Sept. 27 (Bloomberg) -- Sugar is poised to extend its advance as global production drops for the first time in five years and demand increases from China to Indonesia and the Middle East, said Czarnikow Group Ltd.
Futures traded in New York may “walk their way back towards the 20 cents level” as consumption expands, said Toby Cohen, a director with the company. That compares with 18.19 cents yesterday. Output will exceed usage by 2 million metric tons in the 2013-2014 year that starts in October in most countries, the company said by e-mail on Sept. 5. That was about half its previous surplus estimate of 3.9 million tons.
Prices surged 11 percent in September and are on course for the biggest monthly gain in more than two years on signs the global glut is shrinking and as yields decline in Brazil, the largest producer and exporter. Higher futures may slow the slide in global food costs that dropped in eight of the past 11 months, according to the United Nations. Futures are still 50 percent below the 30-year high reached in February 2011.
“I believe the downtrend in prices is exhausted,” said Cohen by e-mail on Sept. 19. While consumers have responded to low prices by increasing purchases, “producers are suffering from very low returns, which in some cases are not even covering operation costs,” he said.

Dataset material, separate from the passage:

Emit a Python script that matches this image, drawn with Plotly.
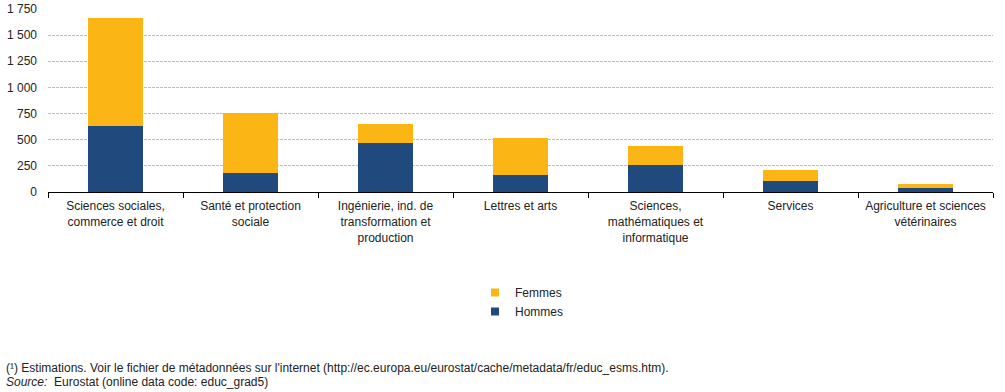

Sugar fell 6.8 percent this year on ICE Futures U.S. The Standard & Poor’s GSCI gauge of 24 commodities declined 1.6 percent and the MSCI All-Country World Index of equities advanced 14 percent. The Bloomberg U.S. Treasury Bond Index lost 2.5 percent.
Global output will probably drop to 181.8 million tons in 2013-2014 from 185.8 million tons a year earlier and be smaller than a previous estimate of 182.8 million tons, according to London-based Czarnikow, which traded 2.4 million tons of raw sugar last year and 800,000 tons of the refined variety.
“We expect the first quarter of next year to be tight,” said Ivan Melo, a commercial director for sugar at Raizen, a joint venture of Royal Dutch Shell Plc and Cosan SA Industria & Comercio, in Sao Paulo. “The market should go up a little bit depending on how the tightness will be fulfilled,” he said in an interview in New Delhi on Sept. 17.
Consumption in China, the world’s second-largest economy, will climb to 16.25 million tons raw value in the 12 months starting on Oct. 1 from 15.80 million tons a year earlier, according to the London-based International Sugar Organization. Demand in Indonesia will increase to 5.92 million tons from 5.74 million tons, it said in a report last month.
“China continues to be an important influence on the market by sporadically buying large quantities of sugar,” said Charlotte Kingsman, an analyst with Kingsman, a unit of McGraw-Hill Financial Inc.’s Platts. “Indonesia has been buying large quantities of raw sugar. The demand in the country is growing at a very steady pace,” she said by e-mail Sept. 19.
India, the second-biggest producer, may have to export 2 million tons to 3 million tons to cut inventories from a five-year high, according to Rahil Shaikh, managing director of ED&F Man Commodities India Pvt., in New Delhi on Sept. 16.
“If India has the ability to send the two million tons of sugar that they need to export as raw sugar at the beginning of the next year, then the market will not go up,” said Raizen’s Ivan Melo.